Hobby servos are the right call for a first robotic arm, a pan-tilt camera mount, or any joint where “close enough” positioning at low cost matters more than precision or continuous rotation.
Stepper Motors: Precise, Open-Loop by Default
A stepper motor divides a full rotation into a fixed number of discrete steps, commonly 200 steps per revolution (1.8 degrees per step) for NEMA-standard motors, or 400 with half-stepping drivers. You command it by sending step pulses to a driver (such as an A4988 or TMC2209), and the motor moves exactly one step per pulse, assuming it does not lose synchronization.
Strengths
- Excellent positional accuracy without any feedback sensor, since each step corresponds to a known, fixed angle.
- Holds position at zero speed with full torque, useful for a joint that needs to resist gravity while idle.
- Simple digital step/direction interface, and drivers are cheap and well documented.
- Micro-stepping drivers can subdivide each step further for smoother motion, though this trades off some torque.
Weaknesses
- Open-loop by default: if the motor is asked to move faster than it can physically follow, it skips steps and silently loses position. This is the single biggest failure mode in stepper-driven robots.
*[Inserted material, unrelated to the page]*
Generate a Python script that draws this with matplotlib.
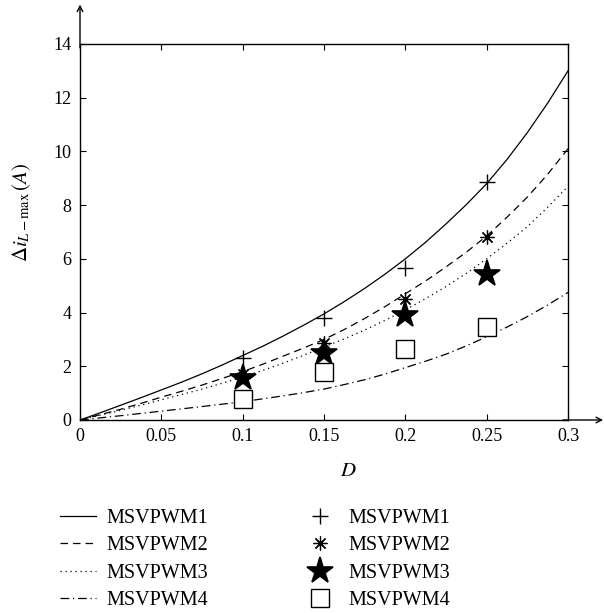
import matplotlib
matplotlib.use("Agg")
import matplotlib.pyplot as plt

plt.rcParams['font.family'] = ['Liberation Serif', 'DejaVu Serif']
plt.rcParams['mathtext.fontset'] = 'stix'

# curve samples
D_curve = [0, 0.0125, 0.025, 0.0375, 0.05, 0.0625, 0.075, 0.0875, 0.1, 0.1125,
           0.125, 0.1375, 0.15, 0.1625, 0.175, 0.1875, 0.2, 0.2125, 0.225, 0.2375,
           0.25, 0.2625, 0.275, 0.2875, 0.3]
curve1 = [0, 0.27, 0.55, 0.83, 1.12, 1.41, 1.72, 2.05, 2.4, 2.75, 3.13, 3.53, 3.95,
          4.41, 4.9, 5.43, 6.0, 6.62, 7.3, 8.02, 8.8, 9.7, 10.7, 11.8, 13.0]
curve2 = [0, 0.2, 0.4, 0.62, 0.85, 1.07, 1.3, 1.55, 1.8, 2.08, 2.38, 2.68, 3.0,
          3.37, 3.78, 4.22, 4.7, 5.18, 5.7, 6.25, 6.85, 7.55, 8.3, 9.15, 10.1]
curve3 = [0, 0.18, 0.36, 0.55, 0.75, 0.95, 1.15, 1.37, 1.6, 1.85, 2.12, 2.41, 2.72,
          3.02, 3.35, 3.71, 4.1, 4.52, 4.97, 5.46, 6.0, 6.58, 7.2, 7.92, 8.7]
curve4 = [0, 0.08, 0.16, 0.245, 0.33, 0.415, 0.5, 0.59, 0.68, 0.79, 0.9, 1.02, 1.15,
          1.32, 1.5, 1.71, 1.95, 2.19, 2.45, 2.76, 3.1, 3.46, 3.85, 4.28, 4.75]

# measured points
D_pts = [0.1, 0.15, 0.2, 0.25]
pts1 = [2.3, 3.8, 5.65, 8.85]
pts2 = [1.7, 2.85, 4.5, 6.8]
pts3 = [1.55, 2.5, 3.9, 5.45]
pts4 = [0.8, 1.8, 2.65, 3.45]

labels = ['MSVPWM1', 'MSVPWM2', 'MSVPWM3', 'MSVPWM4']
xticks = [0, 0.05, 0.1, 0.15, 0.2, 0.25, 0.3]
xticklabels = ['0', '0.05', '0.1', '0.15', '0.2', '0.25', '0.3']
yticks = [0, 2, 4, 6, 8, 10, 12, 14]

fig = plt.figure(figsize=(6.04, 6.13), dpi=100)
ax = fig.add_axes([80/604, 1-420/613, 488/604, 376/613])

lw = 0.9
l1, = ax.plot(D_curve, curve1, color='black', lw=lw, ls='-')
l2, = ax.plot(D_curve, curve2, color='black', lw=lw, ls=(0, (6, 4)))
l3, = ax.plot(D_curve, curve3, color='black', lw=lw, ls=(0, (1, 3)))
l4, = ax.plot(D_curve, curve4, color='black', lw=lw, ls=(0, (7, 3, 1, 3)))

m1, = ax.plot(D_pts, pts1, ls='none', marker='+', ms=11, mew=1.0, color='black')
m2, = ax.plot(D_pts, pts2, ls='none', marker=(8, 2, 0), ms=10, mew=0.9, color='black')
m3, = ax.plot(D_pts, pts3, ls='none', marker='*', ms=20, mew=1.2, color='black', mfc='black')
m4, = ax.plot(D_pts, pts4, ls='none', marker='s', ms=13, mew=1.0, color='black', mfc='white')

ax.set_xlim(0, 0.3)
ax.set_ylim(0, 14)
ax.set_xticks(xticks)
ax.set_xticklabels(xticklabels)
ax.set_yticks(yticks)
ax.tick_params(direction='in', top=True, right=True, length=4, width=0.8,
               labelsize=13, pad=6)
for s in ax.spines.values():
    s.set_linewidth(1.0)

# extended axes with arrows
ax.annotate('', xy=(0, 1.105), xytext=(0, 0.99), xycoords='axes fraction',
            arrowprops=dict(arrowstyle='->', lw=1.0, color='black', shrinkA=0, shrinkB=0))
ax.annotate('', xy=(1.072, 0), xytext=(0.99, 0), xycoords='axes fraction',
            arrowprops=dict(arrowstyle='->', lw=1.0, color='black', shrinkA=0, shrinkB=0))

ax.set_xlabel('$D$', fontsize=15)
ax.xaxis.set_label_coords(0.549, -0.112)
ax.set_ylabel(r'$\Delta i_{L-\mathrm{max}}\,(A)$', fontsize=15)
ax.yaxis.set_label_coords(-0.096, 0.553)

handles = [l1, l2, l3, l4, m1, m2, m3, m4]
fig.legend(handles, labels + labels, ncol=2, loc='upper left',
           bbox_to_anchor=(60/604, 1-509/613), frameon=False, fontsize=14.5,
           borderpad=0, borderaxespad=0,
           handlelength=1.8, columnspacing=4.67, labelspacing=0.41, handletextpad=0.5)

fig.savefig('out.png', dpi=100)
- Torque drops sharply as speed increases, so steppers are a poor fit for fast, high-speed joints.
- Inefficient at holding torque compared to their size and weight; they draw current continuously even when stationary.
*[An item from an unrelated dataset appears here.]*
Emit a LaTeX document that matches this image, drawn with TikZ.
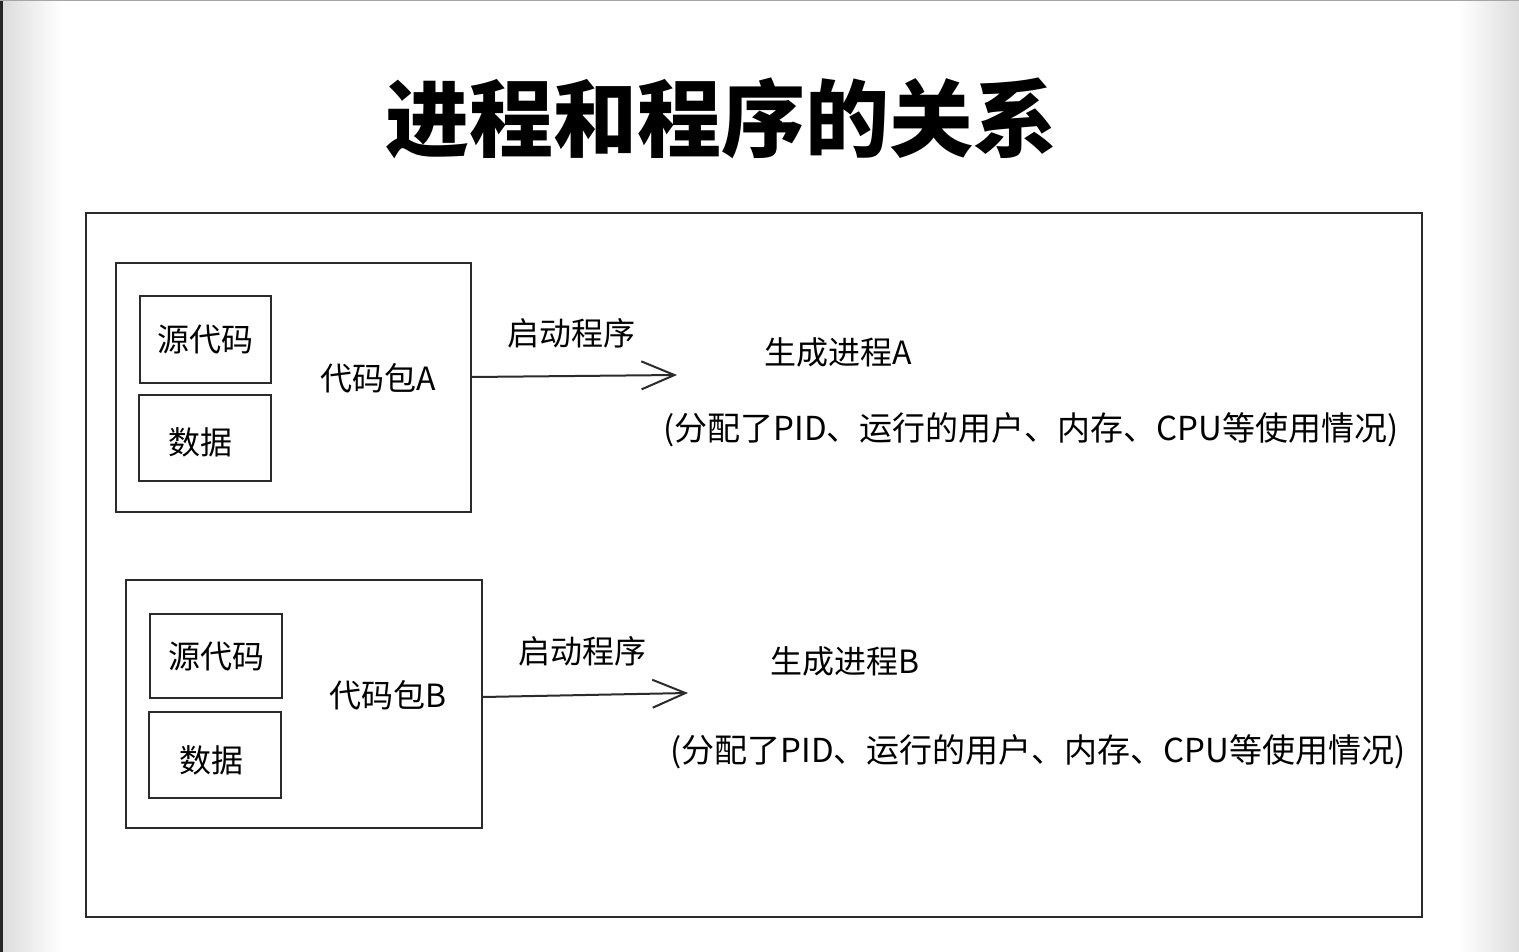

- Adding an encoder for closed-loop stepper control (sometimes called a “closed-loop stepper” or using a driver like the TMC5160 with stallguard) adds cost and complexity, partially erasing the simplicity advantage.
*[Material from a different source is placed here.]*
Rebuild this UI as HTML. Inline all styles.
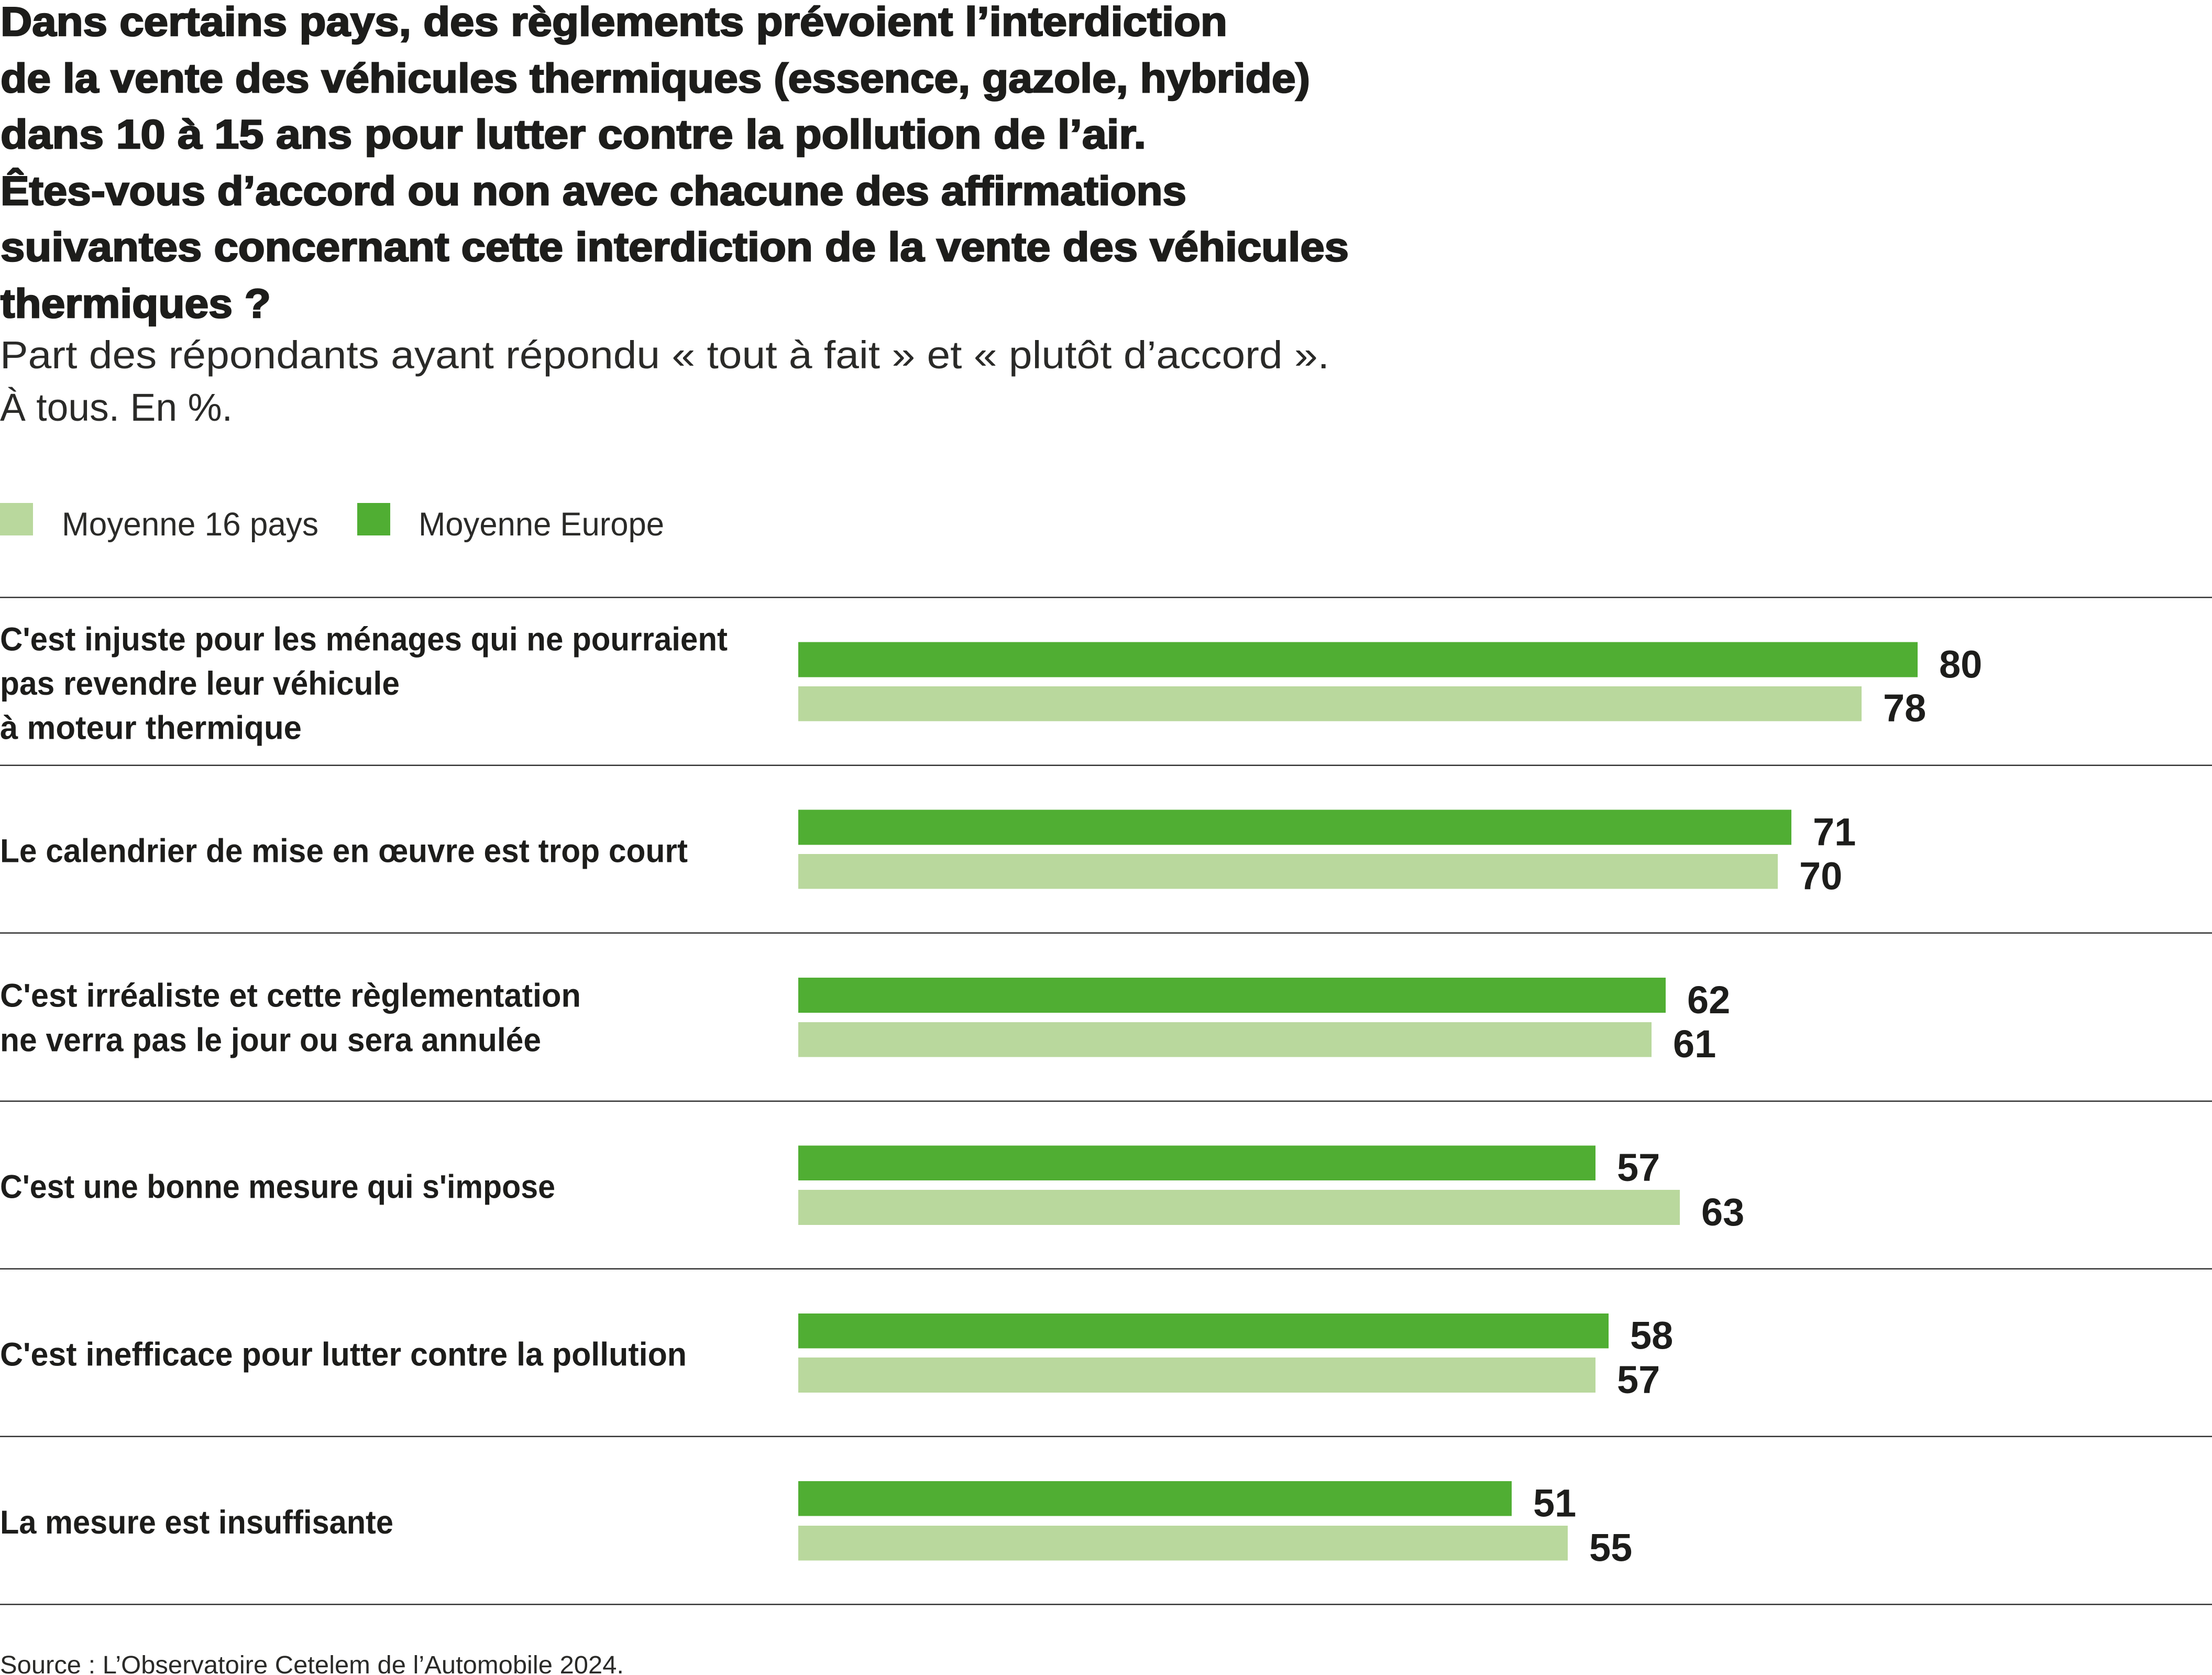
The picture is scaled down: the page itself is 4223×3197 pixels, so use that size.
<!DOCTYPE html>
<html>
<head>
<meta charset="utf-8">
<style>
  html, body { margin: 0; padding: 0; background: #ffffff; }
  body { width: 4223px; height: 3197px; overflow: hidden; }
  svg { display: block; }
  text { font-family: "Liberation Sans", "DejaVu Sans", sans-serif; fill: #1d1d1b; }
  .t { font-size: 78px; font-weight: bold; stroke: #1d1d1b; stroke-width: 2.6px; paint-order: stroke; }
  .s { font-size: 74px; font-weight: normal; fill: #2a2a28; }
  .lg { font-size: 63px; font-weight: normal; fill: #2a2a28; }
  .lb { font-size: 63px; font-weight: bold; }
  .v { font-size: 74px; font-weight: bold; }
  .src { font-size: 48px; font-weight: normal; fill: #2a2a28; }
</style>
</head>
<body>
<svg width="4223" height="3197" viewBox="0 0 4223 3197" xmlns="http://www.w3.org/2000/svg">
  <rect x="0" y="0" width="4223" height="3197" fill="#ffffff"/>

  <!-- Title -->
  <text class="t" x="1" y="68" textLength="2342" lengthAdjust="spacingAndGlyphs">Dans certains pays, des règlements prévoient l’interdiction</text>
  <text class="t" x="1" y="176" textLength="2500" lengthAdjust="spacingAndGlyphs">de la vente des véhicules thermiques (essence, gazole, hybride)</text>
  <text class="t" x="1" y="283" textLength="2187" lengthAdjust="spacingAndGlyphs">dans 10 à 15 ans pour lutter contre la pollution de l’air.</text>
  <text class="t" x="1" y="391" textLength="2264" lengthAdjust="spacingAndGlyphs">Êtes-vous d’accord ou non avec chacune des affirmations</text>
  <text class="t" x="1" y="498" textLength="2574" lengthAdjust="spacingAndGlyphs">suivantes concernant cette interdiction de la vente des véhicules</text>
  <text class="t" x="1" y="606" textLength="516" lengthAdjust="spacingAndGlyphs">thermiques ?</text>

  <!-- Subtitle -->
  <text class="s" x="0" y="703" textLength="2538" lengthAdjust="spacingAndGlyphs">Part des répondants ayant répondu « tout à fait » et « plutôt d’accord ».</text>
  <text class="s" x="0" y="803" textLength="444" lengthAdjust="spacingAndGlyphs">À tous. En %.</text>

  <!-- Legend -->
  <rect x="0" y="960" width="63" height="62" fill="#b9d89d"/>
  <text class="lg" x="118" y="1022" textLength="490" lengthAdjust="spacingAndGlyphs">Moyenne 16 pays</text>
  <rect x="682" y="960" width="63" height="62" fill="#50ae33"/>
  <text class="lg" x="799" y="1022" textLength="469" lengthAdjust="spacingAndGlyphs">Moyenne Europe</text>

  <!-- Separators -->
  <g fill="#333333">
    <rect x="0" y="1139" width="4223" height="2.5"/>
    <rect x="0" y="1459.5" width="4223" height="2.5"/>
    <rect x="0" y="1779.5" width="4223" height="2.5"/>
    <rect x="0" y="2100.5" width="4223" height="2.5"/>
    <rect x="0" y="2420.5" width="4223" height="2.5"/>
    <rect x="0" y="2740.5" width="4223" height="2.5"/>
    <rect x="0" y="3061" width="4223" height="2.5"/>
  </g>

  <!-- Category labels -->
  <text class="lb" x="0" y="1241.5" textLength="1389" lengthAdjust="spacingAndGlyphs">C'est injuste pour les ménages qui ne pourraient</text>
  <text class="lb" x="0" y="1326" textLength="763" lengthAdjust="spacingAndGlyphs">pas revendre leur véhicule</text>
  <text class="lb" x="0" y="1410.5" textLength="576" lengthAdjust="spacingAndGlyphs">à moteur thermique</text>

  <text class="lb" x="0" y="1645.5" textLength="1313" lengthAdjust="spacingAndGlyphs">Le calendrier de mise en œuvre est trop court</text>

  <text class="lb" x="0" y="1921.5" textLength="1109" lengthAdjust="spacingAndGlyphs">C'est irréaliste et cette règlementation</text>
  <text class="lb" x="0" y="2006.5" textLength="1033" lengthAdjust="spacingAndGlyphs">ne verra pas le jour ou sera annulée</text>

  <text class="lb" x="0" y="2286.5" textLength="1060" lengthAdjust="spacingAndGlyphs">C'est une bonne mesure qui s'impose</text>

  <text class="lb" x="0" y="2606.5" textLength="1311" lengthAdjust="spacingAndGlyphs">C'est inefficace pour lutter contre la pollution</text>

  <text class="lb" x="0" y="2927" textLength="751" lengthAdjust="spacingAndGlyphs">La mesure est insuffisante</text>

  <!-- Bars: group 1 -->
  <rect x="1524" y="1225.5" width="2137" height="67" fill="#50ae33"/>
  <rect x="1524" y="1310" width="2030" height="66.5" fill="#b9d89d"/>
  <text class="v" x="3702" y="1293.5">80</text>
  <text class="v" x="3595" y="1377">78</text>

  <!-- group 2 -->
  <rect x="1524" y="1545.5" width="1896" height="67" fill="#50ae33"/>
  <rect x="1524" y="1630" width="1870" height="66.5" fill="#b9d89d"/>
  <text class="v" x="3461" y="1613.5">71</text>
  <text class="v" x="3435" y="1697.5">70</text>

  <!-- group 3 -->
  <rect x="1524" y="1866" width="1656" height="67" fill="#50ae33"/>
  <rect x="1524" y="1951" width="1629" height="66.5" fill="#b9d89d"/>
  <text class="v" x="3221" y="1934">62</text>
  <text class="v" x="3194" y="2018">61</text>

  <!-- group 4 -->
  <rect x="1524" y="2186.5" width="1522" height="66.5" fill="#50ae33"/>
  <rect x="1524" y="2271" width="1683" height="67" fill="#b9d89d"/>
  <text class="v" x="3087" y="2254">57</text>
  <text class="v" x="3248" y="2339">63</text>

  <!-- group 5 -->
  <rect x="1524" y="2507" width="1547" height="66.5" fill="#50ae33"/>
  <rect x="1524" y="2591" width="1522" height="67" fill="#b9d89d"/>
  <text class="v" x="3112" y="2574.5">58</text>
  <text class="v" x="3087" y="2659">57</text>

  <!-- group 6 -->
  <rect x="1524" y="2827" width="1362" height="66.5" fill="#50ae33"/>
  <rect x="1524" y="2912" width="1469" height="66.5" fill="#b9d89d"/>
  <text class="v" x="2927" y="2894.5">51</text>
  <text class="v" x="3034" y="2979.5">55</text>

  <!-- Source -->
  <text class="src" x="0" y="3194" textLength="1191" lengthAdjust="spacingAndGlyphs">Source : L’Observatoire Cetelem de l’Automobile 2024.</text>
</svg>
</body>
</html>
Steppers are the standard choice for 3D printer axes, CNC-style linear stages, and any robot joint where speed is low to moderate but positional repeatability matters more than raw torque density. If you are working through inverse kinematics for a small arm, a stepper-driven joint gives you predictable angles to feed into your IK solver without needing to model slip.
BLDC Motors: High Torque Density, Real Control Effort
Brushless DC (BLDC) motors use electronically commutated coils and permanent magnets, avoiding the brushes and mechanical wear of brushed DC motors. They come in two common winding layouts, trapezoidal (driven with simple six-step commutation, sometimes called BLDC control) and sinusoidal (driven with field-oriented control, or FOC, for smoother torque output).
Strengths
- Best power-to-weight and torque-to-weight ratio of the three motor types, which matters enormously for legged robots and drones where every gram of actuator mass has to be carried by other actuators.
- Very high efficiency, often above 85 percent, with minimal heat generation compared to a stepper drawing constant current.
- Smooth torque output at a wide range of speeds when driven with FOC, with no step-loss failure mode.
- Can be run as direct-drive actuators (no gearbox) in designs like quasi-direct-drive quadruped legs, since BLDC motors can be wound for high torque at low RPM. When a gearbox is used instead, the choice between a harmonic drive and a planetary gearbox shapes the joint's backlash and stiffness just as much as the motor choice does.
Weaknesses
- Requires a dedicated electronic speed controller (ESC) or FOC driver, and closed-loop position control needs an external encoder or hall-effect sensors plus a real control loop, often running a PID or cascaded velocity/position loop, similar in structure to the loops covered in PID controller tuning for robotic arms.
- Higher upfront cost and more complex wiring: three phase wires plus sensor wiring, versus a stepper's four wires or a servo's three.
- Tuning FOC current loops and velocity loops is a real engineering task, not a plug-and-play setup.
BLDC motors are the right choice when torque density, efficiency, or high-speed smooth motion outweighs the extra control complexity: drone propulsion, quadruped leg actuators, high-performance arm joints, and wheeled robot drive motors.
A Practical Decision Framework
Use this as a starting filter rather than a strict rule:
- If the joint just needs to hit an angle and hold it under light load, and budget is tight, use a hobby servo.
- If the joint needs precise, repeatable positioning at low to moderate speed and you want to avoid writing a feedback control loop, use a stepper with a good driver, and add stall detection if backlash-free precision is critical.
- If the joint needs high torque density, high speed, or smooth continuous motion, and you are prepared to implement or tune a real control loop, use a BLDC motor with FOC.
Actuator choice is a system decision, not a component decision: it determines your control loop design, your power budget, and how much software work is ahead of you before the joint moves reliably.
Power and Driver Considerations
Beyond the motor itself, check driver current ratings against stall current, not just running current. Steppers draw their rated current continuously, even when stationary, which affects your power budget calculations for a battery-powered robot, see choosing a battery for a quadruped robot for how continuous and peak current draw translate into pack sizing. BLDC motors and their ESCs need current ratings sized for peak acceleration current, which can be several times the steady-state running current. Hobby servos are simplest here since the current draw scales roughly with load, but cheap servos can still brown out a shared power rail under stall conditions, so give servo-heavy designs a separate, well-regulated power rail from the logic supply.
Conclusion
There is no universally best actuator. A hobby servo gets a low-cost arm moving with minimal setup. A stepper gives you accurate, repeatable positioning without writing a feedback loop, as long as you respect its torque-speed curve and watch for step loss. A BLDC motor delivers the torque density and efficiency serious high-performance robots need, at the cost of a real control loop and more complex driver electronics. Match the actuator to the joint's actual torque, speed, and precision requirements, and the rest of the drivetrain design gets much easier.